§ Order of the Day for the House to be put into Committee, read.
§ Moved, That the House do now resolve itself into Committee.—(The Lord Chancellor.)
§ On Question, Motion agreed to.
§ House in Committee accordingly.
§ [Lord BALFOUR of BURLEIGH in the Chair.]
§ Clauses 1 to 4 agreed to.
§ Clause 5:
§ False statutory declarations other false statements without oath.
§ 5. If any person knowingly and wilfully makes (otherwise than on oath) a statement false in a material particular, and the statement is made—
- (a) in a statutory declaration; or
- (b) in an abstract, account, balance sheet, book, certificate, declaration, entry, estimate, inventory, notice, report, return, or other document which he is authorised or required to make, attest, or verify, by [under or for the purposes of any public general Act of Parliament for the time being in force; or
- (c) in any oral declaration or oral answer which he is required to make by under or in pursuance of any public general Act of Parliament for the time being in force,
§ LORD ALVERSTONE
My Lords, I have ventured to put down an Amendment to Clause 5, the reasons for which I can state in a few sentences. This Bill, as to the merits of which I ventured to say a word—I hope not too strongly—the other day, only purports to consolidate the law, and does not alter the class of document in respect of which perjury can be assigned. In Clause 5 there occur the words, "or other document which he is authorised or required to make, attest, or verify by, under, or for the purposes of any public general Act of Parliament." That, I think, would include a considerable number of documents in respect of which, according to the present law, perjury cannot be assigned; and as we are really as far as we can only consolidating the law the words "under or for the purposes of" are too wide, are not wanted to preserve the existing law, and might open the door to the inclusion of documents 479 which are not now subject to criminal prosecution. I would therefore venture to suggest to the Lord Chancellor that the words which I propose to omit had better come out.
Clause 5, page 4, lines 18 and 19, leave out ("under or for the purposes of.")—(Lord Alverstone.)

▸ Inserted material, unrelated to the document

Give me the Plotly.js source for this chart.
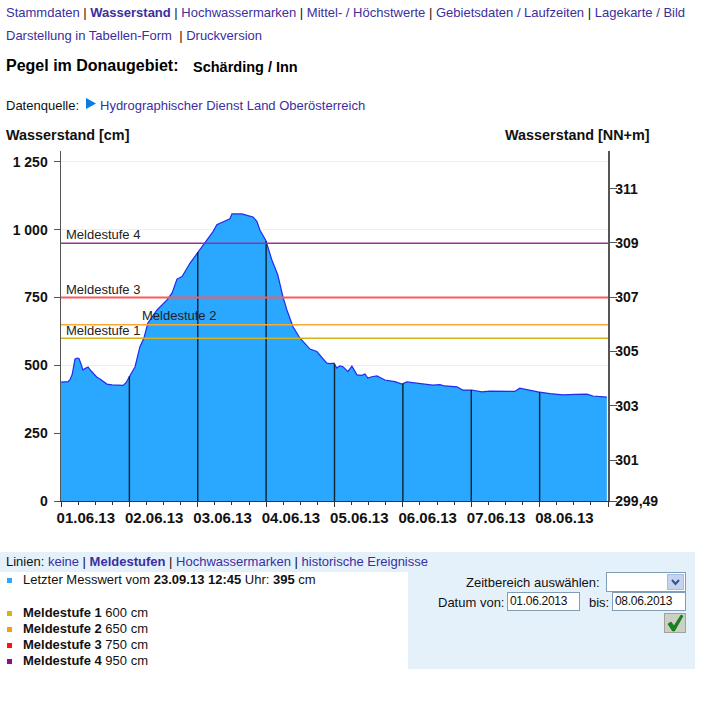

§ THE LORD CHANCELLOR (LORD LOREBURN)
My Lords, I am prepared to accept this Amendment, but I should like in a few words to give my reason, because this Bill is the result of a great deal of labour by Members of both Houses and I think one ought to explain why it is that one alters it at all. The Bill is merely to codify and consolidate the law, not to alter it, except in the particulars that I explained on Second Reading, which were absolutely inevitable. This is a clause to consolidate and codify the law under which punishment may be imposed on any person who knowingly or wilfully makes a statement false in a material particular, though it may not be on oath. The clause provides that the person shall be punished if the false statement is made in a statutory declaration, or in an abstract, account, and so forth, "which he is authorised or required to make, attest, or verify, by, under, or for the purposes of any public general Act of Parliament." My noble friend the Lord Chief Justice thinks it ought to read" attest or verify by any public general Act of Parliament. "I think that is really on the whole safer, because if we were to include a document required to be made under or for the purposes of" a public general Act of Parliament, it might. comprise within the net some offences which are not now punishable. There is a further reason. If these words are omitted, any false statement which is now punishable would not cease to be punishable, but being of extremely rare occurrence would have to be dealt with under the particular Acts as they arose. In this difficult work I think it is better to be on the safe side, and I accept my noble and learned friend's Amendment.
§ On Question, Amendment agreed to.
§ Clause 5, as amended, agreed to.
§ Remaining clauses agreed to.
§ Report of Amendment to be received To-morrow, and Bill to be printed as amended. (No. 33.)?